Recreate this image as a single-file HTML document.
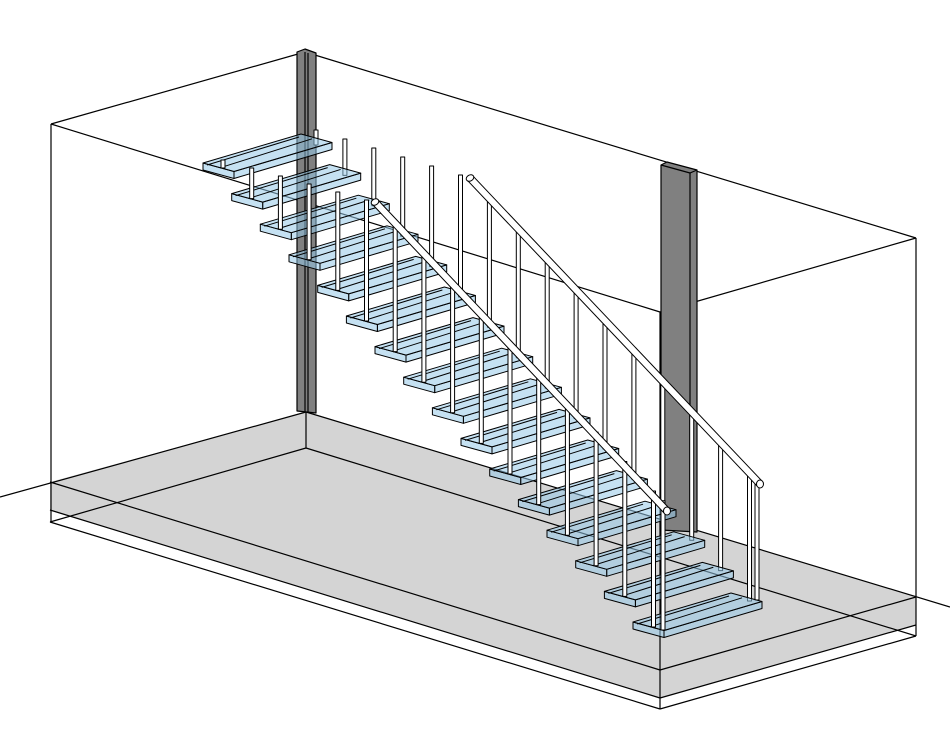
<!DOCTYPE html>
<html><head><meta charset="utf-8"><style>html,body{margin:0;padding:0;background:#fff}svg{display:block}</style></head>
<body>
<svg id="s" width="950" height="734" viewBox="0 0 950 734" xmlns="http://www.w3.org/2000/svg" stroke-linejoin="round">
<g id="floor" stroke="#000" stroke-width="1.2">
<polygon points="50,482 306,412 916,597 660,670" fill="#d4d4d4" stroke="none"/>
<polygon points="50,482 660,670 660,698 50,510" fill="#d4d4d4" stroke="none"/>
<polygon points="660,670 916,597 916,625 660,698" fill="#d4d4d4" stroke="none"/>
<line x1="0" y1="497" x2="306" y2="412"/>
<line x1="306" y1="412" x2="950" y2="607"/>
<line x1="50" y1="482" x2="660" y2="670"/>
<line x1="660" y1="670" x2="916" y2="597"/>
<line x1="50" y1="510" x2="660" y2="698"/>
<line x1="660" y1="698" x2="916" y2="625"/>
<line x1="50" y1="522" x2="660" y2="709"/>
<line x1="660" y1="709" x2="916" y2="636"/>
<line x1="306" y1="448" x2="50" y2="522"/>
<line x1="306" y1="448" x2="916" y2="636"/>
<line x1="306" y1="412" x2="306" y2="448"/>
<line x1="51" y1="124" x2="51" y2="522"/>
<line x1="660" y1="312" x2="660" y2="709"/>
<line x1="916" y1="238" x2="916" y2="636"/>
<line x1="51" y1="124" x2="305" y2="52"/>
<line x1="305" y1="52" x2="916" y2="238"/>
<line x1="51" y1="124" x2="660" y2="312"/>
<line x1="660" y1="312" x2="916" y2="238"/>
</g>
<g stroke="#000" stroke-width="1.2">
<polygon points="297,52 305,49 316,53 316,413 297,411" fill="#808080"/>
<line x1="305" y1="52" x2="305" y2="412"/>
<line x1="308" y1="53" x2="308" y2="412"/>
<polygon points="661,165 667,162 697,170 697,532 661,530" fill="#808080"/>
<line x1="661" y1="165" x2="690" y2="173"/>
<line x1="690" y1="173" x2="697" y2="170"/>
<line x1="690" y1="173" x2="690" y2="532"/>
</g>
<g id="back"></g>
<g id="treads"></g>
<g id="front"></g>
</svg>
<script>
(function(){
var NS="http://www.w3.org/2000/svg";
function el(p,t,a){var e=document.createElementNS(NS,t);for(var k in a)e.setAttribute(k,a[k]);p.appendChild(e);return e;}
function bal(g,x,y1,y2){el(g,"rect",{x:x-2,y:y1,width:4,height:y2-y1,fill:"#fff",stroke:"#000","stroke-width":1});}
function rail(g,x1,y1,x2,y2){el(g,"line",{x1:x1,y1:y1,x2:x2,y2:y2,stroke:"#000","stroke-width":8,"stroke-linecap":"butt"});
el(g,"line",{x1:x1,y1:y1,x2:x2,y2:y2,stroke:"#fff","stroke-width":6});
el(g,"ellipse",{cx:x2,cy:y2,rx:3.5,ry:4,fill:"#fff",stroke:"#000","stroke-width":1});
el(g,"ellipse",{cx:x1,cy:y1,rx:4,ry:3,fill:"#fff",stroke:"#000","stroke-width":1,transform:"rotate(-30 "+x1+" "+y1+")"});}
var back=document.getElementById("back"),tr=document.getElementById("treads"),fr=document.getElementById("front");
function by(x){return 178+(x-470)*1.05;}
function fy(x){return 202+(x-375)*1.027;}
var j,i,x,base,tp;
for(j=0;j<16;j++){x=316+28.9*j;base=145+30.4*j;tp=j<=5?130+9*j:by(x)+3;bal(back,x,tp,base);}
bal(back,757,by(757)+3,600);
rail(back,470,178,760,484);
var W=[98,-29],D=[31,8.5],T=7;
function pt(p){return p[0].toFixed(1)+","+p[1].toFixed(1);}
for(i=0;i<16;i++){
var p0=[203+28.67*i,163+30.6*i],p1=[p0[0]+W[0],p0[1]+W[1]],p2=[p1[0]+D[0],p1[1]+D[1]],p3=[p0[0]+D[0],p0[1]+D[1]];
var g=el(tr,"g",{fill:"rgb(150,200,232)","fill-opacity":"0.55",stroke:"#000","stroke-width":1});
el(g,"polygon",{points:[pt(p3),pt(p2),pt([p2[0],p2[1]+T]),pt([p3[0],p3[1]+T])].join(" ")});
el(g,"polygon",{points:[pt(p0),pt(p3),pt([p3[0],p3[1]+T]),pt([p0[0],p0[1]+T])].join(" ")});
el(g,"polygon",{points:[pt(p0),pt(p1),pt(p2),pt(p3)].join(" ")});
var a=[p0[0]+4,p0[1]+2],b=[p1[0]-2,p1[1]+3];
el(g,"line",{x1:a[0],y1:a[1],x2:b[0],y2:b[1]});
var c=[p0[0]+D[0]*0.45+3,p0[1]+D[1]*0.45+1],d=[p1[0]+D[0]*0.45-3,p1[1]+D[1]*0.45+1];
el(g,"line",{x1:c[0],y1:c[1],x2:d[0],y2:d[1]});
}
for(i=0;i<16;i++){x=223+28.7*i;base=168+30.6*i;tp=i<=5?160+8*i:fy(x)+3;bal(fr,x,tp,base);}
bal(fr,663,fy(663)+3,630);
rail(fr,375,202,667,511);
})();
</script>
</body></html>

▸ Stated goal
Reproduce the material in its entirety and word for word, without the pictures.

▸ Task output
Recreate this image as a single-file HTML document.
<!DOCTYPE html>
<html><head><meta charset="utf-8"><style>html,body{margin:0;padding:0;background:#fff}svg{display:block}</style></head>
<body>
<svg id="s" width="950" height="734" viewBox="0 0 950 734" xmlns="http://www.w3.org/2000/svg" stroke-linejoin="round">
<g id="floor" stroke="#000" stroke-width="1.2">
<polygon points="50,482 306,412 916,597 660,670" fill="#d4d4d4" stroke="none"/>
<polygon points="50,482 660,670 660,698 50,510" fill="#d4d4d4" stroke="none"/>
<polygon points="660,670 916,597 916,625 660,698" fill="#d4d4d4" stroke="none"/>
<line x1="0" y1="497" x2="306" y2="412"/>
<line x1="306" y1="412" x2="950" y2="607"/>
<line x1="50" y1="482" x2="660" y2="670"/>
<line x1="660" y1="670" x2="916" y2="597"/>
<line x1="50" y1="510" x2="660" y2="698"/>
<line x1="660" y1="698" x2="916" y2="625"/>
<line x1="50" y1="522" x2="660" y2="709"/>
<line x1="660" y1="709" x2="916" y2="636"/>
<line x1="306" y1="448" x2="50" y2="522"/>
<line x1="306" y1="448" x2="916" y2="636"/>
<line x1="306" y1="412" x2="306" y2="448"/>
<line x1="51" y1="124" x2="51" y2="522"/>
<line x1="660" y1="312" x2="660" y2="709"/>
<line x1="916" y1="238" x2="916" y2="636"/>
<line x1="51" y1="124" x2="305" y2="52"/>
<line x1="305" y1="52" x2="916" y2="238"/>
<line x1="51" y1="124" x2="660" y2="312"/>
<line x1="660" y1="312" x2="916" y2="238"/>
</g>
<g stroke="#000" stroke-width="1.2">
<polygon points="297,52 305,49 316,53 316,413 297,411" fill="#808080"/>
<line x1="305" y1="52" x2="305" y2="412"/>
<line x1="308" y1="53" x2="308" y2="412"/>
<polygon points="661,165 667,162 697,170 697,532 661,530" fill="#808080"/>
<line x1="661" y1="165" x2="690" y2="173"/>
<line x1="690" y1="173" x2="697" y2="170"/>
<line x1="690" y1="173" x2="690" y2="532"/>
</g>
<g id="back"></g>
<g id="treads"></g>
<g id="front"></g>
</svg>
<script>
(function(){
var NS="http://www.w3.org/2000/svg";
function el(p,t,a){var e=document.createElementNS(NS,t);for(var k in a)e.setAttribute(k,a[k]);p.appendChild(e);return e;}
function bal(g,x,y1,y2){el(g,"rect",{x:x-2,y:y1,width:4,height:y2-y1,fill:"#fff",stroke:"#000","stroke-width":1});}
function rail(g,x1,y1,x2,y2){el(g,"line",{x1:x1,y1:y1,x2:x2,y2:y2,stroke:"#000","stroke-width":8,"stroke-linecap":"butt"});
el(g,"line",{x1:x1,y1:y1,x2:x2,y2:y2,stroke:"#fff","stroke-width":6});
el(g,"ellipse",{cx:x2,cy:y2,rx:3.5,ry:4,fill:"#fff",stroke:"#000","stroke-width":1});
el(g,"ellipse",{cx:x1,cy:y1,rx:4,ry:3,fill:"#fff",stroke:"#000","stroke-width":1,transform:"rotate(-30 "+x1+" "+y1+")"});}
var back=document.getElementById("back"),tr=document.getElementById("treads"),fr=document.getElementById("front");
function by(x){return 178+(x-470)*1.05;}
function fy(x){return 202+(x-375)*1.027;}
var j,i,x,base,tp;
for(j=0;j<16;j++){x=316+28.9*j;base=145+30.4*j;tp=j<=5?130+9*j:by(x)+3;bal(back,x,tp,base);}
bal(back,757,by(757)+3,600);
rail(back,470,178,760,484);
var W=[98,-29],D=[31,8.5],T=7;
function pt(p){return p[0].toFixed(1)+","+p[1].toFixed(1);}
for(i=0;i<16;i++){
var p0=[203+28.67*i,163+30.6*i],p1=[p0[0]+W[0],p0[1]+W[1]],p2=[p1[0]+D[0],p1[1]+D[1]],p3=[p0[0]+D[0],p0[1]+D[1]];
var g=el(tr,"g",{fill:"rgb(150,200,232)","fill-opacity":"0.55",stroke:"#000","stroke-width":1});
el(g,"polygon",{points:[pt(p3),pt(p2),pt([p2[0],p2[1]+T]),pt([p3[0],p3[1]+T])].join(" ")});
el(g,"polygon",{points:[pt(p0),pt(p3),pt([p3[0],p3[1]+T]),pt([p0[0],p0[1]+T])].join(" ")});
el(g,"polygon",{points:[pt(p0),pt(p1),pt(p2),pt(p3)].join(" ")});
var a=[p0[0]+4,p0[1]+2],b=[p1[0]-2,p1[1]+3];
el(g,"line",{x1:a[0],y1:a[1],x2:b[0],y2:b[1]});
var c=[p0[0]+D[0]*0.45+3,p0[1]+D[1]*0.45+1],d=[p1[0]+D[0]*0.45-3,p1[1]+D[1]*0.45+1];
el(g,"line",{x1:c[0],y1:c[1],x2:d[0],y2:d[1]});
}
for(i=0;i<16;i++){x=223+28.7*i;base=168+30.6*i;tp=i<=5?160+8*i:fy(x)+3;bal(fr,x,tp,base);}
bal(fr,663,fy(663)+3,630);
rail(fr,375,202,667,511);
})();
</script>
</body></html>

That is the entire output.